Rows from a dataset of charts and code
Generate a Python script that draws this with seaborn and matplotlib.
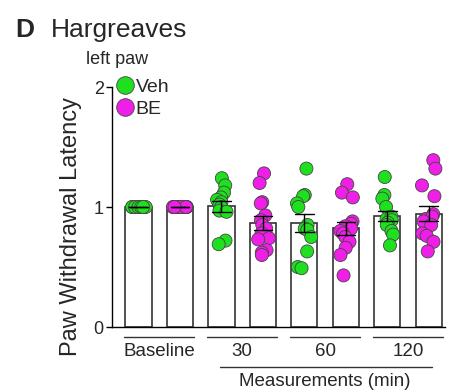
import numpy as np
import pandas as pd
import matplotlib
matplotlib.use("Agg")
import matplotlib.pyplot as plt
import seaborn as sns

# ---- data ----
timepoints = ["Baseline", "30", "60", "120"]
treatments = ["Veh", "BE"]
veh_baseline = [1.0] * 12
be_baseline = [1.0] * 14
veh_30 = [1.24, 1.18, 1.12, 1.08, 1.06, 1.04, 1.02, 1.00, 0.97, 0.96, 0.72, 0.69]
be_30 = [1.28, 1.20, 1.04, 1.03, 0.93, 0.89, 0.85, 0.82, 0.78, 0.74, 0.73, 0.64, 0.62, 0.60]
veh_60 = [1.32, 1.10, 1.09, 1.03, 1.00, 0.85, 0.82, 0.81, 0.75, 0.63, 0.50, 0.49]
be_60 = [1.19, 1.12, 1.08, 0.88, 0.86, 0.84, 0.82, 0.80, 0.78, 0.75, 0.71, 0.66, 0.60, 0.43]
veh_120 = [1.25, 1.10, 1.07, 1.00, 0.90, 0.92, 0.89, 0.87, 0.85, 0.80, 0.77, 0.68]
be_120 = [1.39, 1.32, 1.18, 1.09, 0.90, 0.88, 0.94, 0.92, 0.88, 0.85, 0.78, 0.76, 0.71, 0.63]
y_ticks = [0, 1, 2]

series = {
    ("Baseline", "Veh"): veh_baseline, ("Baseline", "BE"): be_baseline,
    ("30", "Veh"): veh_30, ("30", "BE"): be_30,
    ("60", "Veh"): veh_60, ("60", "BE"): be_60,
    ("120", "Veh"): veh_120, ("120", "BE"): be_120,
}
rows = []
order = []
for t in timepoints:
    for g in treatments:
        key = f"{t}|{g}"
        order.append(key)
        for v in series[(t, g)]:
            rows.append({"cond": key, "Treatment": g, "Latency": v})
df = pd.DataFrame(rows)

palette = {"Veh": "#1fe01f", "BE": "#f01fe8"}

sns.set_style("ticks")
plt.rcParams["font.family"] = ["Liberation Sans", "DejaVu Sans"]

fig = plt.figure(figsize=(4.5, 3.92), dpi=100)
ax = fig.add_axes([112 / 450, 1 - 327 / 392, (445 - 112) / 450, 240 / 392])

sns.barplot(data=df, x="cond", y="Latency", order=order, color="white",
            edgecolor="#333333", linewidth=1.2, width=0.63, errorbar="se",
            capsize=0.45, err_kws={"color": "black", "linewidth": 1.0},
            legend=False, ax=ax)
for ln in ax.lines:
    ln.set_zorder(5)

np.random.seed(7)
sns.stripplot(data=df, x="cond", y="Latency", order=order, hue="Treatment",
              hue_order=treatments, palette=palette, jitter=0.18, size=9.4,
              edgecolor="#444444", linewidth=0.6, ax=ax, zorder=3)

h, l = ax.get_legend_handles_labels()
ax.legend(h, l, loc="upper left", bbox_to_anchor=(0.012, 1.035), frameon=False,
          borderpad=0, borderaxespad=0, handlelength=0.9, handletextpad=0.1,
          labelspacing=0.2, markerscale=1.35, fontsize=14)

ax.set_ylim(0, 2)
ax.set_xlim(-0.64, 7.39)
ax.set_yticks(y_ticks)
ax.set_yticklabels([str(v) for v in y_ticks], fontsize=13)
ax.set_xticks([])
ax.set_xlabel("")
ax.tick_params(axis="y", length=4, width=1, pad=2, color="black")
for s in ["top", "right"]:
    ax.spines[s].set_visible(False)
for s in ["left", "bottom"]:
    ax.spines[s].set_color("black")
    ax.spines[s].set_linewidth(1.0)

ax.set_ylabel("Paw Withdrawal Latency", fontsize=17)
ax.yaxis.set_label_coords(-0.122, 0.42)
ax.yaxis.label.set_verticalalignment("center")

trans = ax.get_xaxis_transform()
for i, t in enumerate(timepoints):
    c = 2 * i + 0.5
    ax.plot([c - 0.85, c + 0.83], [-0.042, -0.042], transform=trans,
            color="#333333", lw=1.0, clip_on=False)
    ax.text(c, -0.103, t, transform=trans, ha="center", va="center", fontsize=13.5)
ax.plot([1.96, 7.07], [-0.165, -0.165], transform=trans, color="#333333",
        lw=1.0, clip_on=False)
ax.text(4.48, -0.228, "Measurements (min)", transform=trans, ha="center",
        va="center", fontsize=13.5)

fig.text(15 / 450, 1 - 30 / 392, "D", fontsize=19, fontweight="bold", va="center")
fig.text(51 / 450, 1 - 30 / 392, "Hargreaves", fontsize=19, va="center")
fig.text(117 / 450, 1 - 59 / 392, "left paw", fontsize=13, ha="center", va="center")

fig.savefig("out.png", dpi=100)
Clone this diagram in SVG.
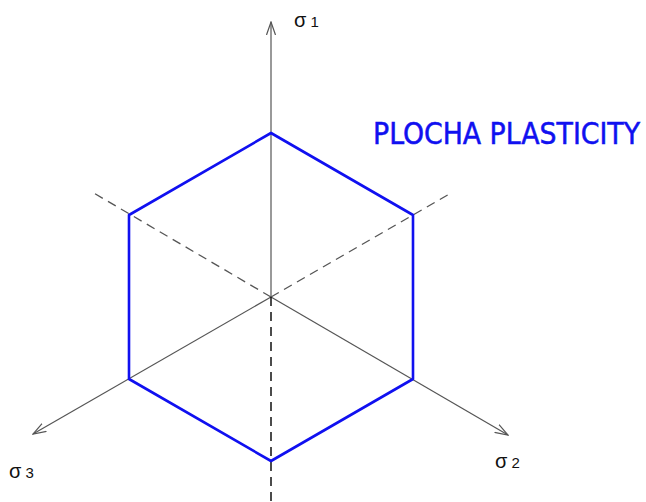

Do this
Restate each of the entries above word for word and skip every image.

Task answer
Generate a Python script that draws this with seaborn and matplotlib.
import numpy as np
import pandas as pd
import matplotlib
matplotlib.use("Agg")
import matplotlib.pyplot as plt
import seaborn as sns

# ---- data ----
timepoints = ["Baseline", "30", "60", "120"]
treatments = ["Veh", "BE"]
veh_baseline = [1.0] * 12
be_baseline = [1.0] * 14
veh_30 = [1.24, 1.18, 1.12, 1.08, 1.06, 1.04, 1.02, 1.00, 0.97, 0.96, 0.72, 0.69]
be_30 = [1.28, 1.20, 1.04, 1.03, 0.93, 0.89, 0.85, 0.82, 0.78, 0.74, 0.73, 0.64, 0.62, 0.60]
veh_60 = [1.32, 1.10, 1.09, 1.03, 1.00, 0.85, 0.82, 0.81, 0.75, 0.63, 0.50, 0.49]
be_60 = [1.19, 1.12, 1.08, 0.88, 0.86, 0.84, 0.82, 0.80, 0.78, 0.75, 0.71, 0.66, 0.60, 0.43]
veh_120 = [1.25, 1.10, 1.07, 1.00, 0.90, 0.92, 0.89, 0.87, 0.85, 0.80, 0.77, 0.68]
be_120 = [1.39, 1.32, 1.18, 1.09, 0.90, 0.88, 0.94, 0.92, 0.88, 0.85, 0.78, 0.76, 0.71, 0.63]
y_ticks = [0, 1, 2]

series = {
    ("Baseline", "Veh"): veh_baseline, ("Baseline", "BE"): be_baseline,
    ("30", "Veh"): veh_30, ("30", "BE"): be_30,
    ("60", "Veh"): veh_60, ("60", "BE"): be_60,
    ("120", "Veh"): veh_120, ("120", "BE"): be_120,
}
rows = []
order = []
for t in timepoints:
    for g in treatments:
        key = f"{t}|{g}"
        order.append(key)
        for v in series[(t, g)]:
            rows.append({"cond": key, "Treatment": g, "Latency": v})
df = pd.DataFrame(rows)

palette = {"Veh": "#1fe01f", "BE": "#f01fe8"}

sns.set_style("ticks")
plt.rcParams["font.family"] = ["Liberation Sans", "DejaVu Sans"]

fig = plt.figure(figsize=(4.5, 3.92), dpi=100)
ax = fig.add_axes([112 / 450, 1 - 327 / 392, (445 - 112) / 450, 240 / 392])

sns.barplot(data=df, x="cond", y="Latency", order=order, color="white",
            edgecolor="#333333", linewidth=1.2, width=0.63, errorbar="se",
            capsize=0.45, err_kws={"color": "black", "linewidth": 1.0},
            legend=False, ax=ax)
for ln in ax.lines:
    ln.set_zorder(5)

np.random.seed(7)
sns.stripplot(data=df, x="cond", y="Latency", order=order, hue="Treatment",
              hue_order=treatments, palette=palette, jitter=0.18, size=9.4,
              edgecolor="#444444", linewidth=0.6, ax=ax, zorder=3)

h, l = ax.get_legend_handles_labels()
ax.legend(h, l, loc="upper left", bbox_to_anchor=(0.012, 1.035), frameon=False,
          borderpad=0, borderaxespad=0, handlelength=0.9, handletextpad=0.1,
          labelspacing=0.2, markerscale=1.35, fontsize=14)

ax.set_ylim(0, 2)
ax.set_xlim(-0.64, 7.39)
ax.set_yticks(y_ticks)
ax.set_yticklabels([str(v) for v in y_ticks], fontsize=13)
ax.set_xticks([])
ax.set_xlabel("")
ax.tick_params(axis="y", length=4, width=1, pad=2, color="black")
for s in ["top", "right"]:
    ax.spines[s].set_visible(False)
for s in ["left", "bottom"]:
    ax.spines[s].set_color("black")
    ax.spines[s].set_linewidth(1.0)

ax.set_ylabel("Paw Withdrawal Latency", fontsize=17)
ax.yaxis.set_label_coords(-0.122, 0.42)
ax.yaxis.label.set_verticalalignment("center")

trans = ax.get_xaxis_transform()
for i, t in enumerate(timepoints):
    c = 2 * i + 0.5
    ax.plot([c - 0.85, c + 0.83], [-0.042, -0.042], transform=trans,
            color="#333333", lw=1.0, clip_on=False)
    ax.text(c, -0.103, t, transform=trans, ha="center", va="center", fontsize=13.5)
ax.plot([1.96, 7.07], [-0.165, -0.165], transform=trans, color="#333333",
        lw=1.0, clip_on=False)
ax.text(4.48, -0.228, "Measurements (min)", transform=trans, ha="center",
        va="center", fontsize=13.5)

fig.text(15 / 450, 1 - 30 / 392, "D", fontsize=19, fontweight="bold", va="center")
fig.text(51 / 450, 1 - 30 / 392, "Hargreaves", fontsize=19, va="center")
fig.text(117 / 450, 1 - 59 / 392, "left paw", fontsize=13, ha="center", va="center")

fig.savefig("out.png", dpi=100)
Clone this diagram in SVG.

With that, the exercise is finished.